You run the risk of immediately driving away your reader any time you write a lead sentence that takes the form of a yes-or-no question.
In nearly all forms of professional writing, starting your writing with a yes-or-no question is, quite simply, a no-no. Your reader can easily answer “no” and move on without reading further.
Do not give your reader a chance to say “no” before she has gotten any actual information from you.
Yes/no leads provide squat in terms of actual information. Yes/no leads lose readers—often the very readers you want to reach, the very readers for whom the bulk of your content would be meaningful.
“Are you interested in visiting Croatia?” loses readers.
“Are you interested in World War II?” loses readers.
“Are you interested in the Venus’ flytrap?” loses readers.
“Have you ever wondered how blah blah blah?” loses readers.
But a lead that gives readers information (i.e., news/insight) right from the get-go draws in your reader and helps her decide for herself how interested she is in the rest of your article (or story, essay, report, etc.).
“So what?” you say. “If the reader can’t relate to the lead-off yes/no question I’ve written, that reader would be wasting her time, anyway.”
Well, yes and no. Yes, you do want your reader to relate to what you’ve written. But, no, just because a reader can’t relate to one awfully narrow yes/no hook that you’ve used to start your piece, that doesn’t mean that the reader is not affected by the core of the story you are sharing. And that doesn’t mean that there’s not additional reader-relevant content elsewhere in your article.
You want the writing in your leads to be tight—i.e., crisp, clean, neat, clear, straightforward. But you do not want the leads themselves to be narrow—i.e., difficult for readers to get through.
Your lead is the door through which readers enter your writing, and it should be fairly wide. You want as many readers as possible to walk in. And you want the right readers to stay and keep reading.
It’s OK if readers walk away after reading a clear, well-crafted lead and determining that the story’s not for them. At the least, they absorbed some tidbit of information from that first sentence. But when a reader reads a yes/no lead and then walks away, she generally walks away having learned nothing—because the typical yes/no lead lacks information.
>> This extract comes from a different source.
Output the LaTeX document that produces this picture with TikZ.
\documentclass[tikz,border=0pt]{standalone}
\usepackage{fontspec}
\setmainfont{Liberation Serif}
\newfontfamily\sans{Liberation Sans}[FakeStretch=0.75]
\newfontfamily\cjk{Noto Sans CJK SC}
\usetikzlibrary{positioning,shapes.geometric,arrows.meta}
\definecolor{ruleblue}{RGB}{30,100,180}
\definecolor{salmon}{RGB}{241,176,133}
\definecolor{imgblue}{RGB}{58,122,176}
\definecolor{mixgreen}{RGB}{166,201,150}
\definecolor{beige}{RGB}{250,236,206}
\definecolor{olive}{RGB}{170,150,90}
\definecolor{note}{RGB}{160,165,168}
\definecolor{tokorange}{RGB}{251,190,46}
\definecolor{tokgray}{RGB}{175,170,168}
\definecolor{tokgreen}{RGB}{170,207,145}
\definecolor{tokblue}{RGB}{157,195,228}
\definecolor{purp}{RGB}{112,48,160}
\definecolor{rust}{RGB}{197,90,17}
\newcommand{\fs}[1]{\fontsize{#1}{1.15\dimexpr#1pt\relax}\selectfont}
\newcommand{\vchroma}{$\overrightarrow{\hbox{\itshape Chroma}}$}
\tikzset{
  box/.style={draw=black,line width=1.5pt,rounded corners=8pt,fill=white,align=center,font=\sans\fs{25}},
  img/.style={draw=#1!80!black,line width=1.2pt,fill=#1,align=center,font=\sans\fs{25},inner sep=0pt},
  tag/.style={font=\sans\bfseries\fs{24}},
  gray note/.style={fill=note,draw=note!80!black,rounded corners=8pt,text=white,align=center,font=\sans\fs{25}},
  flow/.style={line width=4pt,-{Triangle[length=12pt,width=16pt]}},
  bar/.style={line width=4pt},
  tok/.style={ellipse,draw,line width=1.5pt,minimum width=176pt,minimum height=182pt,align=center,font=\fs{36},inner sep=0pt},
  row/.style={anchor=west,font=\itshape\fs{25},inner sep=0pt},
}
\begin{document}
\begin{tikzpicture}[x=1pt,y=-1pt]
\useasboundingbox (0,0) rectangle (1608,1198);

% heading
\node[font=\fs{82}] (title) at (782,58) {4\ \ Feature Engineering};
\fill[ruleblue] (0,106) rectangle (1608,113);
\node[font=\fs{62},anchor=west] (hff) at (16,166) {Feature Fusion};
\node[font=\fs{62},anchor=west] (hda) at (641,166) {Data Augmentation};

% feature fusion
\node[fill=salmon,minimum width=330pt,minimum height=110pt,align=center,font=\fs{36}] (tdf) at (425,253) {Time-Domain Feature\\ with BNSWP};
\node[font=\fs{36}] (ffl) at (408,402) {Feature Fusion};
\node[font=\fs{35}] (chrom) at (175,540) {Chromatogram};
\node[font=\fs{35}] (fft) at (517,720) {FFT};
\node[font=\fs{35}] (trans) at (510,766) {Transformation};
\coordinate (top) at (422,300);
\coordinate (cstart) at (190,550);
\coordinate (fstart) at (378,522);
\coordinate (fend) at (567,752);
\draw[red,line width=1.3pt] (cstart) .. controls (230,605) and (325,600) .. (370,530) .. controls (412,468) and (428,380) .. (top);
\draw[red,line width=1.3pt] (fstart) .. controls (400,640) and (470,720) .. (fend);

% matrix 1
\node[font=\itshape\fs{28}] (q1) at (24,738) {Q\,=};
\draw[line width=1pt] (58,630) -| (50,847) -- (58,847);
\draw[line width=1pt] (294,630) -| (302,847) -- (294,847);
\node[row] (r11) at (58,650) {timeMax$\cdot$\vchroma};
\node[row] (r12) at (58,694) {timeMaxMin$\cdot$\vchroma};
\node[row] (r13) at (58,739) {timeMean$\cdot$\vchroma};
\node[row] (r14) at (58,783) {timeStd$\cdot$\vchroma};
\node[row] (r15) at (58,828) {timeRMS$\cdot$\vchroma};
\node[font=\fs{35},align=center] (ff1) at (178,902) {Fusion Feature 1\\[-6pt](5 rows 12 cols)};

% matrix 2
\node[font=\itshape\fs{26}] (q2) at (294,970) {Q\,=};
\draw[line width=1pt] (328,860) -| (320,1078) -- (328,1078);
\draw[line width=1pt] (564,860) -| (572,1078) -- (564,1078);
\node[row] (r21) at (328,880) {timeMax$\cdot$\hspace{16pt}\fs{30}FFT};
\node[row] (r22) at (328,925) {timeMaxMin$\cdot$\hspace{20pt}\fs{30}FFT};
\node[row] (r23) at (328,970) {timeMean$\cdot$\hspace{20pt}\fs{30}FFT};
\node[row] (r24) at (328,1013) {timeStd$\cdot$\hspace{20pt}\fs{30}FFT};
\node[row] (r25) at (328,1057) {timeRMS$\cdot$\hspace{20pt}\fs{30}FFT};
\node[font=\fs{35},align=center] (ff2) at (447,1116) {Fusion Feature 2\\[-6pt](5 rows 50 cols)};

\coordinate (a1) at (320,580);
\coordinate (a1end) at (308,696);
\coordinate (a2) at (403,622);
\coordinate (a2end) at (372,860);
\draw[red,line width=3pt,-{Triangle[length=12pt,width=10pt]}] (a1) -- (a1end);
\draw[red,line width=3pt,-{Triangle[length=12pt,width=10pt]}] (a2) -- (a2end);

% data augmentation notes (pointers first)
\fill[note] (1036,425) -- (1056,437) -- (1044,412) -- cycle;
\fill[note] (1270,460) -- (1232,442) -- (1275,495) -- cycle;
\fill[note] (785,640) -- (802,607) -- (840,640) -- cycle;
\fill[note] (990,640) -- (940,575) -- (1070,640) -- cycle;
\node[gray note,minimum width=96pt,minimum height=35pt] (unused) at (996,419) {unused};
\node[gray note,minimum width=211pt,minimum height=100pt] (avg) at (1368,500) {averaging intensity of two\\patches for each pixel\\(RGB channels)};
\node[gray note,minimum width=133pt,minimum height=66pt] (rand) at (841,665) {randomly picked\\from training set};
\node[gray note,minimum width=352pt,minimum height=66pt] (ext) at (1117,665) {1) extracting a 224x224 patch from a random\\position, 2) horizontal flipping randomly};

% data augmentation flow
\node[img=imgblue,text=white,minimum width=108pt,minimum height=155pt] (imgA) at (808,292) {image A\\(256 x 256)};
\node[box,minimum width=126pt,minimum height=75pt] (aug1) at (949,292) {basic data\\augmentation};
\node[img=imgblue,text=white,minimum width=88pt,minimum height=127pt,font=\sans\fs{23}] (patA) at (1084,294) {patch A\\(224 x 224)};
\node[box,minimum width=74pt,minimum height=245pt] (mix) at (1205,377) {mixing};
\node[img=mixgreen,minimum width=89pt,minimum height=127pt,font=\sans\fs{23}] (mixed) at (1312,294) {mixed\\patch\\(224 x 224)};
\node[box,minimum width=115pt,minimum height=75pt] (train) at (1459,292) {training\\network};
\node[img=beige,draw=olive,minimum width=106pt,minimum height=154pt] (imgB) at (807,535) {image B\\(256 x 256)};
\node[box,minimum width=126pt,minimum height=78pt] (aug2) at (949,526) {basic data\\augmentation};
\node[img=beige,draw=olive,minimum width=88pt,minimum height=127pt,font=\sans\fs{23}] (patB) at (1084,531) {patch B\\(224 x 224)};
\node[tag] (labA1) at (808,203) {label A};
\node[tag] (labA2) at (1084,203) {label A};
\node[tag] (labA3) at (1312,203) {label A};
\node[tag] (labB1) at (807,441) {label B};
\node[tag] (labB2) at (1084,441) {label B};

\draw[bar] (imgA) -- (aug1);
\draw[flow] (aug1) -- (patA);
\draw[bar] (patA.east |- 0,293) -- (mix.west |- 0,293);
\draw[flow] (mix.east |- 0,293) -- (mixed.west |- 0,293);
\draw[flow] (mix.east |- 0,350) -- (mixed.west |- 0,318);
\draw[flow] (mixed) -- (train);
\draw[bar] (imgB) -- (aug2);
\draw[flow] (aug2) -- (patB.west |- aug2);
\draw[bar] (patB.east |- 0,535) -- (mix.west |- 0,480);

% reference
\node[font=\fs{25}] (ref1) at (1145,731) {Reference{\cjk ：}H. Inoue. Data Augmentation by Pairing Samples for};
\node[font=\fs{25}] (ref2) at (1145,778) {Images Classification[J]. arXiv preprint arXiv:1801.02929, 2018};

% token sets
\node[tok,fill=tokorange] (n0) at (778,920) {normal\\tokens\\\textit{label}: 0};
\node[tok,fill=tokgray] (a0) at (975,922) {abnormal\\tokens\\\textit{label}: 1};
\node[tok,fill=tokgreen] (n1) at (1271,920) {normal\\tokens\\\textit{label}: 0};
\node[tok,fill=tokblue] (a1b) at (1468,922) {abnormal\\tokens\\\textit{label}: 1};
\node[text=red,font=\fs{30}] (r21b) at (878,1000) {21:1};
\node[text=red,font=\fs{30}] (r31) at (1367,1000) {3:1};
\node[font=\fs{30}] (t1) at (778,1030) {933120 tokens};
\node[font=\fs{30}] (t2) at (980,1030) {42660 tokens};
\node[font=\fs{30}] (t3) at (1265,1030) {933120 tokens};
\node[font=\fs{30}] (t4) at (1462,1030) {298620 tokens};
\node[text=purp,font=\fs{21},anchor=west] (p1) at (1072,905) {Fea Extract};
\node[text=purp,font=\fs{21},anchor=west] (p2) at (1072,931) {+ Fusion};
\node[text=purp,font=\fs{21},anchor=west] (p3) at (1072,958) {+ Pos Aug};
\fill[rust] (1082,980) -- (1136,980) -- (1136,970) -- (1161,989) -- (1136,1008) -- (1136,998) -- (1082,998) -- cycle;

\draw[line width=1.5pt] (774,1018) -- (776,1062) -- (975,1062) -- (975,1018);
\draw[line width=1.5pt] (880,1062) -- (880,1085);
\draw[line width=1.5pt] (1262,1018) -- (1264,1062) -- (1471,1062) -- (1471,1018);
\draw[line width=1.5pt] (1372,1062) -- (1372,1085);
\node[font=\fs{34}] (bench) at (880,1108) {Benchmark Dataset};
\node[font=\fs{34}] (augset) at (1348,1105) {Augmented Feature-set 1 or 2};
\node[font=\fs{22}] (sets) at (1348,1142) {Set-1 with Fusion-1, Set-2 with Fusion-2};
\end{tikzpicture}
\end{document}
As mentioned in a previous post on this blog, you shouldn’t be trying to get a lot of people to read what you’ve written. You should be trying to get a lot of the right people to read what you’ve written. And there are more “right people” out there than you might realize. While you can trick or lure the wrong people into reading your content by drawing them in with a sneaky-clever lead, you also can scare away the right people by crafting a lead that’s too narrow. Yes/no question leads are too narrow.
Once again: Do not narrow the appeal of your content by starting off with a yes-no lead. Instead, write a lead that supports the writer’s primary objective: providing meaningful information clearly.
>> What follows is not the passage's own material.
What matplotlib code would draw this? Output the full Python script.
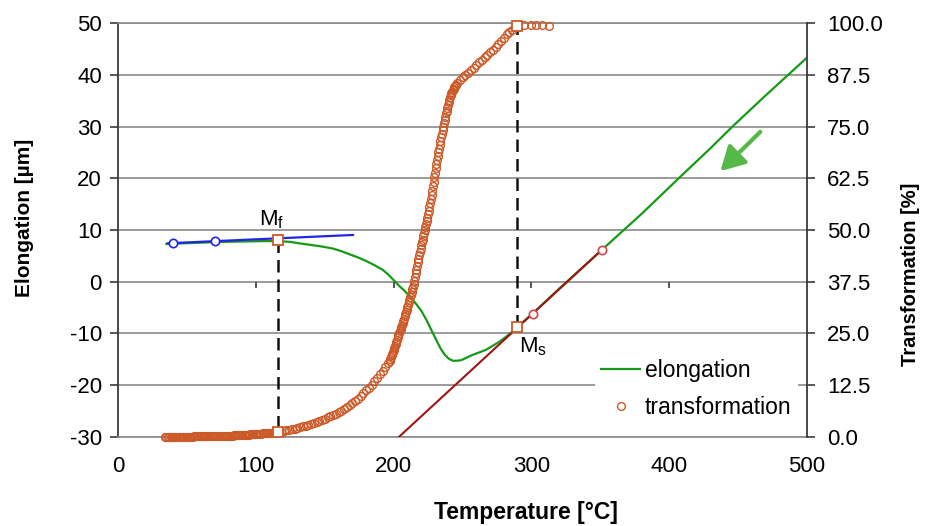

So while your reader might not be interested in visiting Croatia, she still might find an article about Croatia meaningful. She might have friends who live there or who have visited there. Or she might face the possibility of one day having to go there for work. You can provide her with useful, meaningful information without asking her if she’s “interested in visiting” there.
“Visitors to Croatia quickly discover that (1) the nation is famous for its beaches and that (2) there’s a lot more to do outside than just sit on the beach” delivers information that helps the reader decide whether she wants to read more.
We can turn the World War II and Venus’ flytrap yes/no questions into meaningful leads, too.
“A group of local naval enthusiasts has captured the stories of the few remaining Pearl Harbor survivors to make sure their first-hand accounts don’t get lost in the swirl of history” delivers information that helps the reader decide whether she wants to read more.
“The insect-eating Venus’ flytrap plant grows naturally only within a small area of the Carolinas, but thanks to some clever horticultural tricks, you can find it growing in pots all over the globe” delivers information that helps the reader decide whether she wants to read more.
So what about the reader who really doesn’t have an interest in what you’re writing about? Well, assuming that your writing is tight and clear, that reader will figure out pretty quickly how much interest she has in the topic. Sure, knowing you’ve lost a reader can sting a little. Knowing you’ve lost the right reader stings even more. And knowing that you’ve lost the right reader because you did something foolish—like writing a yes/no question lead—stings the most.